08 Aralık 1332 Perşembe (21 Aralık 1916): -…”Sabahleyin yatak odasındayken raporlar geldi. İdare tüzüğü gereğince şimdiye kadar yaptığım gezilerin yolluklarını almak gerekir. Halil Paşa tümen 14’ün çok ivedilikle gönderilmesini yazıyor. Eşyalarım geldi. Akşamüzeri biraz yaya dolaştım. Posta (Diyarbakır) Başmüdürüne ihtarname yazdım.”
09 Aralık 1332 Cuma (22 Aralık 1916):
”Yazılmaya değer bir şey yok.”
10 Aralık 1332 Cumartesi (23 Aralık 1916):
”(Gökdere Dağı – Çille) dağı savunma hattını incelemek için Sekerat’tan Kurmay ve Topçu Müfettişi İstihkâm komutanı (Prens Mehmet Ali Paşa Celâl) ile birlikte hareket. Bahçeköy çevresinde otomobil çukura battı. Hayvanlarla İsa Ağa mezrasına kadar hattı inceleyerek gittik. Geceyi orada geçirdik. İsa Ağa mezrası küçük ama güzel bir köy. Evleri temiz. Çok rahat ettik.”

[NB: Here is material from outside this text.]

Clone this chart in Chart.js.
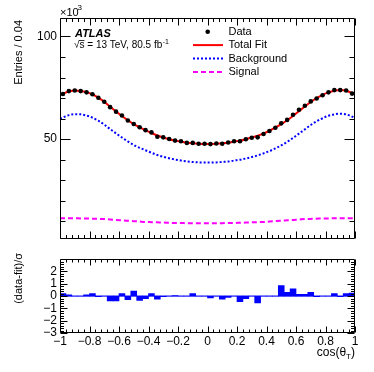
<!DOCTYPE html>
<html>
<head>
<meta charset="utf-8">
<script src="https://cdn.jsdelivr.net/npm/chart.js@4.4.0/dist/chart.umd.min.js"></script>
<style>
body { margin: 0; background: #fff; }
#wrap { position: relative; width: 374px; height: 372px; }
canvas { position: absolute; left: 0; }
</style>
</head>
<body>
<div id="wrap">
  <canvas id="mainChart" width="374" height="249" style="top:0"></canvas>
  <canvas id="ratioChart" width="374" height="123" style="top:249px"></canvas>
</div>
<script>
// bin centres of cos(theta_T), width 0.04
const binCenters = [-0.98, -0.94, -0.90, -0.86, -0.82, -0.78, -0.74, -0.70, -0.66, -0.62,
  -0.58, -0.54, -0.50, -0.46, -0.42, -0.38, -0.34, -0.30, -0.26, -0.22,
  -0.18, -0.14, -0.10, -0.06, -0.02, 0.02, 0.06, 0.10, 0.14, 0.18,
  0.22, 0.26, 0.30, 0.34, 0.38, 0.42, 0.46, 0.50, 0.54, 0.58,
  0.62, 0.66, 0.70, 0.74, 0.78, 0.82, 0.86, 0.90, 0.94, 0.98];

// data entries (x10^3)
const dataValues = [72.0, 73.4, 73.7, 73.4, 72.8, 71.9, 70.2, 68.2, 65.6, 63.4,
  61.5, 59.1, 57.4, 55.8, 54.4, 53.3, 51.2, 50.9, 50.1, 49.3,
  49.0, 48.2, 48.2, 47.8, 47.8, 47.6, 47.9, 47.8, 48.4, 49.0,
  49.0, 50.0, 50.7, 50.9, 52.5, 54.0, 55.6, 57.7, 59.4, 61.9,
  64.3, 66.3, 68.4, 69.8, 71.4, 72.8, 73.9, 73.9, 73.7, 72.2];

// curves are sampled at the range edges plus the bin centres
const curveX = [-1].concat(binCenters, [1]);

const fitValues = [71.5,
  72.1, 73.2, 73.7, 73.5, 72.9, 71.8, 70.2, 68.2, 65.8, 63.5,
  61.3, 59.2, 57.3, 55.7, 54.3, 53.0, 51.8, 50.8, 50.0, 49.3,
  48.8, 48.3, 48.0, 47.8, 47.7, 47.7, 47.8, 48.0, 48.3, 48.8,
  49.3, 50.0, 50.8, 51.7, 52.8, 54.1, 55.6, 57.3, 59.2, 61.3,
  63.6, 65.9, 68.1, 70.0, 71.6, 72.8, 73.6, 73.9, 73.6, 72.5,
  71.8];

const backgroundValues = [60.0,
  60.6, 61.7, 62.2, 62.1, 61.5, 60.5, 59.0, 57.1, 54.9, 52.8,
  50.8, 48.9, 47.2, 45.8, 44.6, 43.4, 42.3, 41.4, 40.7, 40.1,
  39.6, 39.2, 38.9, 38.7, 38.6, 38.6, 38.7, 38.9, 39.1, 39.6,
  40.0, 40.6, 41.3, 42.1, 43.1, 44.2, 45.5, 47.0, 48.7, 50.6,
  52.7, 54.8, 56.9, 58.7, 60.2, 61.4, 62.1, 62.4, 62.1, 61.0,
  60.3];

const signalValues = [11.5,
  11.5, 11.5, 11.5, 11.4, 11.4, 11.3, 11.2, 11.1, 10.9, 10.7,
  10.5, 10.3, 10.1, 9.9, 9.7, 9.6, 9.5, 9.4, 9.3, 9.2,
  9.2, 9.1, 9.1, 9.1, 9.1, 9.1, 9.1, 9.1, 9.2, 9.2,
  9.3, 9.4, 9.5, 9.6, 9.7, 9.9, 10.1, 10.3, 10.5, 10.7,
  10.9, 11.1, 11.2, 11.3, 11.4, 11.4, 11.5, 11.5, 11.5, 11.5,
  11.5];

// (data-fit)/sigma per bin
const pullValues = [0.2, 0.1, 0.0, 0.0, 0.1, 0.2, -0.05, 0.0, -0.4, -0.4,
  0.2, -0.3, 0.4, -0.35, -0.2, 0.2, -0.25, -0.05, 0.0, 0.05,
  0.0, 0.0, 0.2, 0.0, 0.0, -0.15, 0.0, -0.25, -0.1, 0.0,
  -0.45, -0.2, 0.0, -0.55, 0.0, 0.0, 0.0, 0.85, 0.3, 0.6,
  0.15, 0.15, 0.3, -0.05, 0.0, 0.0, 0.2, -0.05, 0.2, 0.25];

const xTickLabels = [-1, -0.8, -0.6, -0.4, -0.2, 0, 0.2, 0.4, 0.6, 0.8, 1];
const yMainLabels = [50, 100];
const yRatioLabels = [-3, -2, -1, 0, 1, 2];

const FONT = '"Liberation Sans", Arial, Helvetica, sans-serif';

function fmt(v) {
  const r = Math.round(v * 10) / 10;
  return r < 0 ? '\u2212' + String(-r) : String(r);
}

function pts(xs, ys) {
  return xs.map((x, i) => ({ x: x, y: ys[i] }));
}

function steps(from, to, step) {
  const out = [];
  for (let v = from; v <= to + 1e-9; v += step) out.push(v);
  return out;
}

// ROOT style frame with ticks pointing inwards
function drawFrame(chart, o) {
  const ctx = chart.ctx;
  const a = chart.chartArea;
  const xs = chart.scales.x, ys = chart.scales.y;
  ctx.save();
  ctx.strokeStyle = '#000';
  ctx.lineWidth = 1;
  ctx.beginPath();
  const L = Math.round(a.left) + 0.5, R = Math.round(a.right) - 0.5;
  const T = Math.round(a.top) + 0.5, B = Math.round(a.bottom) - 0.5;
  ctx.moveTo(L, T); ctx.lineTo(R, T); ctx.lineTo(R, B); ctx.lineTo(L, B); ctx.closePath();
  steps(-1, 1, 0.04).forEach((v, i) => {
    const len = (i % 5 === 0) ? o.xMajor : o.xMajor / 2;
    const px = Math.round(xs.getPixelForValue(v)) + 0.5;
    ctx.moveTo(px, T); ctx.lineTo(px, T + len);
    ctx.moveTo(px, B); ctx.lineTo(px, B - len);
  });
  steps(o.yFrom, o.yTo, o.yStep).forEach((v) => {
    if (v < ys.min || v > ys.max) return;
    const major = Math.abs(v / o.yMajorStep - Math.round(v / o.yMajorStep)) < 1e-6;
    const len = major ? o.yMajor : o.yMajor / 2;
    const py = Math.round(ys.getPixelForValue(v)) + 0.5;
    ctx.moveTo(L, py); ctx.lineTo(L + len, py);
    ctx.moveTo(R, py); ctx.lineTo(R - len, py);
  });
  ctx.stroke();
  ctx.restore();
}

const mainDecor = {
  id: 'mainDecor',
  afterDraw(chart) {
    drawFrame(chart, { xMajor: 7, yFrom: 10, yTo: 100, yStep: 10, yMajorStep: 50, yMajor: 10 });
    const ctx = chart.ctx;
    ctx.save();
    ctx.fillStyle = '#000';
    // x10^3
    ctx.font = '11px ' + FONT;
    ctx.textBaseline = 'alphabetic';
    ctx.textAlign = 'left';
    ctx.fillText('\u00d710', 60, 16);
    ctx.font = '8px ' + FONT;
    ctx.fillText('3', 60 + ctx.measureText('\u00d710').width + 4, 10);
    // y title
    ctx.font = '11px ' + FONT;
    ctx.translate(19, 20);
    ctx.rotate(-Math.PI / 2);
    ctx.textAlign = 'right';
    ctx.textBaseline = 'middle';
    ctx.fillText('Entries / 0.04', 0, 0);
    ctx.restore();

    // ATLAS label
    ctx.save();
    ctx.fillStyle = '#000';
    ctx.textAlign = 'left';
    ctx.textBaseline = 'alphabetic';
    ctx.font = 'italic bold 11px ' + FONT;
    ctx.fillText('ATLAS', 75, 37);
    ctx.font = '10px ' + FONT;
    const t1 = '\u221as = 13 TeV, 80.5 fb';
    ctx.fillText(t1, 74, 48);
    const w1 = ctx.measureText(t1).width;
    ctx.font = '7px ' + FONT;
    ctx.fillText('-1', 74 + w1 + 0.5, 44);
    // overline over s
    ctx.font = '10px ' + FONT;
    const wr = ctx.measureText('\u221a').width;
    const ws = ctx.measureText('s').width;
    ctx.fillRect(74 + wr - 0.5, 40, ws + 0.5, 0.8);
    ctx.restore();

    // legend
    ctx.save();
    ctx.font = '11px ' + FONT;
    ctx.textAlign = 'left';
    ctx.textBaseline = 'middle';
    ctx.fillStyle = '#000';
    const rows = [31.7, 45.1, 58.5, 71.9];
    const names = ['Data', 'Total Fit', 'Background', 'Signal'];
    names.forEach((n, i) => ctx.fillText(n, 228.5, rows[i]));
    ctx.beginPath();
    ctx.arc(207.7, rows[0], 2.3, 0, Math.PI * 2);
    ctx.fill();
    ctx.lineWidth = 2;
    ctx.strokeStyle = '#ff0000';
    ctx.beginPath(); ctx.moveTo(193, rows[1]); ctx.lineTo(223, rows[1]); ctx.stroke();
    ctx.strokeStyle = '#0000ff';
    ctx.setLineDash([2, 2]);
    ctx.beginPath(); ctx.moveTo(193, rows[2]); ctx.lineTo(223, rows[2]); ctx.stroke();
    ctx.strokeStyle = '#ff00ff';
    ctx.setLineDash([5, 3]);
    ctx.beginPath(); ctx.moveTo(193, rows[3]); ctx.lineTo(223, rows[3]); ctx.stroke();
    ctx.restore();
  }
};

const ratioDecor = {
  id: 'ratioDecor',
  beforeDatasetsDraw(chart) {
    // light zero line of the pull histogram
    const ctx = chart.ctx;
    const a = chart.chartArea;
    const py = Math.round(chart.scales.y.getPixelForValue(0));
    ctx.save();
    ctx.fillStyle = '#b4b4ff';
    ctx.fillRect(a.left, py - 1, a.right - a.left, 2);
    ctx.restore();
  },
  afterDraw(chart) {
    drawFrame(chart, { xMajor: 6, yFrom: -3, yTo: 3, yStep: 0.2, yMajorStep: 1, yMajor: 7 });
    const ctx = chart.ctx;
    ctx.save();
    ctx.fillStyle = '#000';
    ctx.font = '11px ' + FONT;
    ctx.translate(19, 4);
    ctx.rotate(-Math.PI / 2);
    ctx.textAlign = 'right';
    ctx.textBaseline = 'middle';
    ctx.fillText('(data-fit)/\u03c3', 0, 0);
    ctx.restore();

    // x title cos(theta_T), right aligned at the frame edge
    ctx.save();
    ctx.fillStyle = '#000';
    ctx.textBaseline = 'alphabetic';
    ctx.textAlign = 'left';
    const right = chart.chartArea.right;
    ctx.font = '12px ' + FONT;
    const p1 = 'cos(\u03b8', p3 = ')';
    const w1 = ctx.measureText(p1).width, w3 = ctx.measureText(p3).width;
    ctx.font = '8px ' + FONT;
    const w2 = ctx.measureText('T').width;
    const x0 = right - (w1 + w2 + w3);
    const base = 107;
    ctx.font = '12px ' + FONT;
    ctx.fillText(p1, x0, base);
    ctx.font = '8px ' + FONT;
    ctx.fillText('T', x0 + w1, base + 3);
    ctx.font = '12px ' + FONT;
    ctx.fillText(p3, x0 + w1 + w2, base);
    ctx.restore();
  }
};

new Chart(document.getElementById('mainChart'), {
  type: 'line',
  data: {
    datasets: [{
      label: 'Data',
      data: pts(binCenters, dataValues),
      showLine: false,
      pointRadius: 2.3,
      pointBackgroundColor: '#000',
      pointBorderWidth: 0
    }, {
      label: 'Total Fit',
      data: pts(curveX, fitValues),
      borderColor: '#ff0000',
      borderWidth: 2,
      pointRadius: 0,
      cubicInterpolationMode: 'monotone'
    }, {
      label: 'Background',
      data: pts(curveX, backgroundValues),
      borderColor: '#0000ff',
      borderWidth: 2,
      borderDash: [2, 2],
      pointRadius: 0,
      cubicInterpolationMode: 'monotone'
    }, {
      label: 'Signal',
      data: pts(curveX, signalValues),
      borderColor: '#ff00ff',
      borderWidth: 2,
      borderDash: [5, 3],
      pointRadius: 0,
      cubicInterpolationMode: 'monotone'
    }]
  },
  options: {
    responsive: false,
    animation: false,
    devicePixelRatio: 1,
    layout: { padding: { left: 0, right: 19, top: 18, bottom: 0 } },
    plugins: { legend: { display: false }, tooltip: { enabled: false } },
    scales: {
      x: { type: 'linear', min: -1, max: 1, display: false },
      y: {
        type: 'linear', min: 1.5, max: 109,
        grid: { display: false, drawTicks: false, tickLength: 0 },
        border: { display: false },
        afterBuildTicks: (s) => { s.ticks = yMainLabels.map(v => ({ value: v })); },
        afterFit: (s) => { s.width = 60; },
        ticks: {
          padding: 3,
          autoSkip: false,
          color: '#000',
          font: { family: FONT, size: 12 },
          callback: (v) => String(v)
        }
      }
    }
  },
  plugins: [mainDecor]
});

new Chart(document.getElementById('ratioChart'), {
  type: 'bar',
  data: {
    datasets: [{
      data: pts(binCenters, pullValues),
      backgroundColor: '#0000ff',
      borderWidth: 0,
      barPercentage: 1,
      categoryPercentage: 1
    }]
  },
  options: {
    responsive: false,
    animation: false,
    devicePixelRatio: 1,
    layout: { padding: { left: 0, right: 19, top: 0, bottom: 0 } },
    plugins: { legend: { display: false }, tooltip: { enabled: false } },
    scales: {
      x: {
        type: 'linear', min: -1, max: 1, offset: false,
        grid: { display: false, offset: false, drawTicks: false, tickLength: 0 },
        border: { display: false },
        afterBuildTicks: (s) => { s.ticks = xTickLabels.map(v => ({ value: v })); },
        afterFit: (s) => { s.height = 39; },
        ticks: {
          padding: 1,
          maxRotation: 0,
          autoSkip: false,
          color: '#000',
          font: { family: FONT, size: 12 },
          callback: (v) => fmt(v)
        }
      },
      y: {
        type: 'linear', min: -3, max: 3, beginAtZero: false,
        grid: { display: false, drawTicks: false, tickLength: 0 },
        border: { display: false },
        afterBuildTicks: (s) => { s.ticks = yRatioLabels.map(v => ({ value: v })); },
        afterFit: (s) => { s.width = 60; },
        ticks: {
          padding: 3,
          autoSkip: false,
          color: '#000',
          font: { family: FONT, size: 12 },
          callback: (v) => fmt(v)
        }
      }
    }
  },
  plugins: [ratioDecor]
});
</script>
</body>
</html>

11 Aralık 1332 Pazar (24 Aralık 1916):
”Gökdere dağının tepesine çıktık. Yeniden İsa Ağa Mezrası’na indik. Bu bölgeye yaklaşan alay 33’e kalacakları köylerini doğrudan doğru (ya) emrettim. Sonra Okuçuyan üzerinde savunma mevziinin içinden Bahçeköy’e geldik. Yıkık, yalnız bir ev var.”

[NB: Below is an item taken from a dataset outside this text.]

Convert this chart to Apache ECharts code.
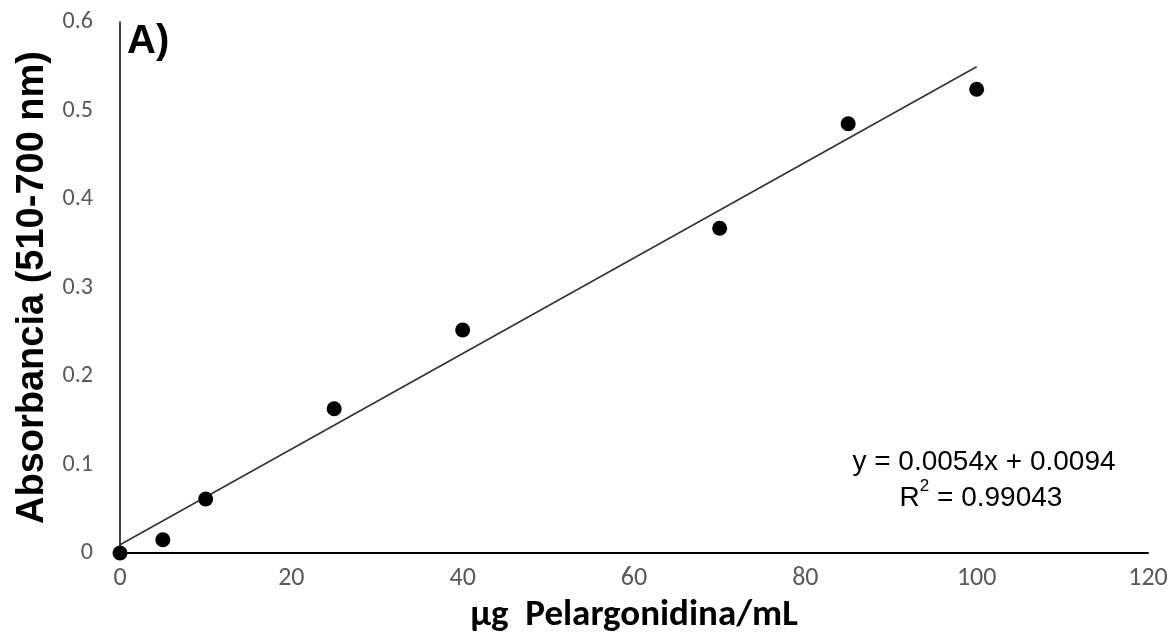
<!DOCTYPE html>
<html>
<head>
<meta charset="utf-8">
<script src="https://cdn.jsdelivr.net/npm/echarts@6/dist/echarts.min.js"></script>
<style>
  html, body { margin: 0; padding: 0; background: #fff; }
  #chart { width: 1174px; height: 636px; }
</style>
</head>
<body>
<div id="chart"></div>
<script>
// Calibration standards: pelargonidin concentration (µg/mL) vs absorbance (510-700 nm)
const concentrations = [0, 5, 10, 25, 40, 70, 85, 100];
const absorbances = [0.0, 0.015, 0.061, 0.163, 0.252, 0.367, 0.485, 0.524];

// Linear fit reported for the calibration curve
const slope = 0.0054;
const intercept = 0.0094;
const fitRange = [0, 100];
const equationText = 'y = 0.0054x + 0.0094';
const r2Text = '0.99043';

const chart = echarts.init(document.getElementById('chart'), null, { renderer: 'canvas' });

const calibri = 'Carlito, Lato, "Open Sans", sans-serif';
const arial = '"Liberation Sans", Arial, sans-serif';

chart.setOption({
  animation: false,
  grid: { left: 120, right: 26, top: 22, bottom: 83, containLabel: false, outerBoundsMode: 'none' },
  xAxis: {
    type: 'value', min: 0, max: 120, interval: 20,
    axisLine: { show: true, onZero: false, lineStyle: { color: '#000', width: 2 } },
    axisTick: { show: false },
    splitLine: { show: false },
    axisLabel: { margin: 12, color: '#595959', fontSize: 26, fontFamily: calibri },
    name: 'µg  Pelargonidina/mL',
    nameLocation: 'middle', nameGap: 44,
    nameTextStyle: { color: '#000', fontSize: 37, fontWeight: 'bold', fontFamily: calibri }
  },
  yAxis: {
    type: 'value', min: 0, max: 0.6, interval: 0.1,
    axisLine: { show: true, lineStyle: { color: '#000', width: 1.5 } },
    axisTick: { show: false },
    splitLine: { show: false },
    axisLabel: {
      margin: 27, color: '#595959', fontSize: 24, fontFamily: calibri,
      formatter: v => (v === 0 ? '0' : v.toFixed(1))
    },
    name: 'Absorbancia (510-700 nm)',
    nameLocation: 'middle', nameGap: 68,
    nameTextStyle: { color: '#000', fontSize: 38, fontWeight: 'bold', fontFamily: arial }
  },
  series: [
    {
      type: 'line',
      data: fitRange.map(x => [x, slope * x + intercept]),
      showSymbol: false,
      symbol: 'none',
      lineStyle: { color: '#333', width: 1.6 },
      z: 2
    },
    {
      type: 'scatter',
      data: concentrations.map((x, i) => [x, absorbances[i]]),
      symbol: 'circle',
      symbolSize: 15,
      itemStyle: { color: '#000', opacity: 1 },
      z: 3
    }
  ],
  graphic: [
    {
      type: 'text', left: 127, top: 22,
      style: { text: 'A)', fill: '#000', font: 'bold 40px ' + arial }
    },
    {
      type: 'text', x: 984, y: 448,
      style: { text: equationText, fill: '#000', font: '28px ' + arial, align: 'center' }
    },
    {
      type: 'text', x: 981, y: 478,
      style: {
        text: '{r|R}{s|2}{r| = ' + r2Text + '}',
        align: 'center',
        rich: {
          r: { fill: '#000', font: '28px ' + arial, verticalAlign: 'bottom', lineHeight: 34 },
          s: { fill: '#000', font: '17px ' + arial, verticalAlign: 'top', lineHeight: 34 }
        }
      }
    }
  ]
});
</script>
</body>
</html>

12 Aralık 1332 Pazartesi (25 Aralık 1916):
”Bugün mevziin sol kanadını…”
Not: Yukarıda yazılı tarihe rastlayan gün için başlanarak birkaç sözcükten sonra yarım bırakılmış olan nottan da anlaşılacağı üzere Paşa’nın çok değerli el yazılarını kapsayan ve ne yazık ki bu tarihten sonra sürdürmek gereğinden vazgeçtikleri anıları burada sona ermiş bulunuyor. Bununla birlikte bu kadar da olsa yine de başlı başına bir tarih değeri taşıdığından asla kuşkuya düşülmeyeceği ortadadır.
Eksiklikler benim fazlalıklar daha önce emek verenlerindir. Bir başka yazımda görüşmek üzere esen kalınız efendim.